The three core competencies of Portfolio SAFe are:
Lean Portfolio Management: It works at strategy and execution level by applying Lean and systems thinking approaches.
Continuous Learning Culture: It has a set of values and practices that encourage individuals in the organisation or enterprise to continuously work on increasing skill, competence, knowledge thereby the performance of them is at optimal level and scaled to meet the business demands.
Organizational Agility: It shows how Lean-thinking Agile teams can optimise the business processes, build their strategy with clear vision, and adapt the new opportunities to evolve.
SAFe for Government is implementing Lean-Agile practices and success patterns in a government public sector with the SAFe. This Lean and Agile thinking leads to the success of projects developed than using traditional waterfall methods used in the private sector.
The Portfolio Backlog is the highest-level backlog in SAFe. It consists of business epics and enabler epics that are needed to create business solutions.
Portfolio epics are built and managed through Portfolio Kanban across various states of the process. They are reviewed and approved or rejected by Lean Portfolio Management (LPM). Approved portfolio epics are moved to the portfolio backlog for implementing them by one or more Agile Release Trains (ARTs) or Solution Trains.
Guard rails help to create an Agile environment rapidly for the high-performing teams. They safeguard the teams from accidentally running off a cliff (for example, deleting code in production without a backup). The Guard rails help in establishing policies and practices of governance for a portfolio.
Participatory Budgeting (PB) is a Portfolio SAFe process where the Enterprise funds a portion of its total budget to each portfolio. In turn, the total portfolio budget is allocated to its value stream using Lean Portfolio Management (LPM).
Funnel, Review, Analysis are the states of the portfolio kanban. They are defined as:
Funnel – It is the first state where all new business or technology ideas (or proposals) of the Portfolio. They are described in simple short phrases and there are no WIP limits. These items are of pending review and analysis.
Review – Epics are sponsored by the Epic Owner. They are the key enterprise investments. When the capacity is available, Epic Owner pulls the epic into this state. WIP limits may be specified for this state. Once the epics are approved, they are ready to move to analysis state. If the epics are not sufficiently viable, then they are moved to done state.
Analysis – When the Epic Owner has the capacity and there is room for WIP limit, then epics are pulled into analysing. One -page Lean business use case, definition of minimum viable product (MVP), enablers, small research spikes, updated WSJF, and Go/No-Go decision on moving to the Portfolio Backlog are available in this state. Tools like the BCG Growth/Share Matrix might be used to support the analysis. Go decision confirms the epic is approved and ready for implementation. No-Go decision moves the epic to done.

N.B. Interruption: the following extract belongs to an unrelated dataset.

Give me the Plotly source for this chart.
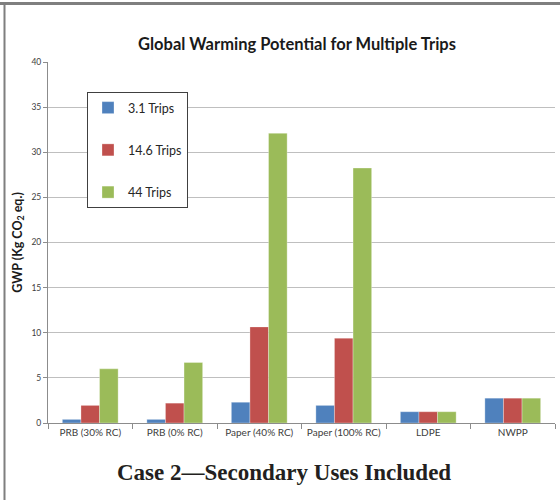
import plotly.graph_objects as go

categories = ["PRB (30% RC)", "PRB (0% RC)", "Paper (40% RC)", "Paper (100% RC)", "LDPE", "NWPP"]
trips_3_1 = [0.4, 0.4, 2.3, 1.95, 1.25, 2.75]
trips_14_6 = [1.95, 2.2, 10.65, 9.4, 1.25, 2.75]
trips_44 = [6.0, 6.7, 32.1, 28.25, 1.25, 2.75]
series_names = ["3.1 Trips", "14.6 Trips", "44 Trips"]
colors = ["#4F81BD", "#C0504D", "#9BBB59"]

L, R, T, B = 48, 5, 62, 77
W, H = 560, 500
pw, ph = W - L - R, H - T - B

def px2x(p):
    return (p - L) / pw

def py2y(p):
    return (H - B - p) / ph

fig = go.Figure()
for i, (name, vals) in enumerate(zip(series_names, [trips_3_1, trips_14_6, trips_44])):
    fig.add_trace(go.Bar(
        x=categories, y=vals, name=name,
        marker=dict(color=colors[i], line=dict(color="rgba(255,255,255,0.6)", width=0.5)),
        legendgroup=name,
    ))

fig.update_layout(
    width=W, height=H,
    margin=dict(l=L, r=R, t=T, b=B),
    paper_bgcolor="white", plot_bgcolor="white",
    barmode="group", bargap=0.34, bargroupgap=0,
    font=dict(family="Lato, Open Sans, sans-serif", color="#404040"),
    title=dict(text="<b>Global Warming Potential for Multiple Trips</b>",
               x=297 / W, xanchor="center",
               y=1 - 44 / H, yanchor="middle",
               font=dict(size=16.5, color="#1a1a1a", family="Lato, sans-serif")),
    showlegend=True,
    legend=dict(x=px2x(87), y=py2y(92), xanchor="left", yanchor="top",
                bordercolor="#404040", borderwidth=1, bgcolor="white",
                font=dict(size=12.5, color="#262626"),
                tracegroupgap=23, traceorder="grouped", itemwidth=30),
    xaxis=dict(showline=True, linecolor="#8c8c8c", linewidth=1,
               ticks="outside", ticklen=5, tickcolor="#8c8c8c",
               tickson="boundaries", tickangle=0,
               tickfont=dict(size=10, color="#404040"), showgrid=False),
    yaxis=dict(range=[0, 40], dtick=5, showline=True, linecolor="#8c8c8c", linewidth=1,
               ticks="outside", ticklen=4, tickcolor="#8c8c8c",
               showgrid=True, gridcolor="#bfbfbf", gridwidth=1,
               tickfont=dict(size=8.5, color="#404040"),
               title=dict(text="<b>GWP (Kg CO<sub>2</sub> eq.)</b>", standoff=6,
                          font=dict(size=12.5, color="#1a1a1a"))),
    shapes=[
        dict(type="line", xref="paper", yref="paper", x0=px2x(0), x1=px2x(560),
             y0=py2y(3.5), y1=py2y(3.5), line=dict(color="#7f7f7f", width=3)),
        dict(type="line", xref="paper", yref="paper", x0=px2x(4.5), x1=px2x(4.5),
             y0=py2y(2), y1=py2y(500), line=dict(color="#7f7f7f", width=2)),
    ],
    annotations=[
        dict(text="<b>Case 2\u2014Secondary Uses Included</b>", xref="paper", yref="paper",
             x=px2x(284), y=py2y(472), xanchor="center", yanchor="middle", showarrow=False,
             font=dict(size=23, color="#231f20", family="Liberation Serif, DejaVu Serif, serif")),
    ],
)

fig.write_html("out.html", config={"displayModeBar": False},
               post_script="document.body.style.margin='0';")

In the Portfolio Backlog (Approved Epics), all workflow states except Funnel has WIP-limit. WSJF is continuously refined across all kanban states and reviewed periodically in cadence to ensure that progress flows continuously to the program teams for further refinement.
Value Streams are the funded initiatives through which the products or services are developed and maintained in the portfolio that generates revenue.
Portfolio Kanban is the system that makes the work visible and uses Work-in-Process (WIP) limits to ensure that the available capacity and demand are matched. These activities are from the value streams and Agile Release Trains (ARTs).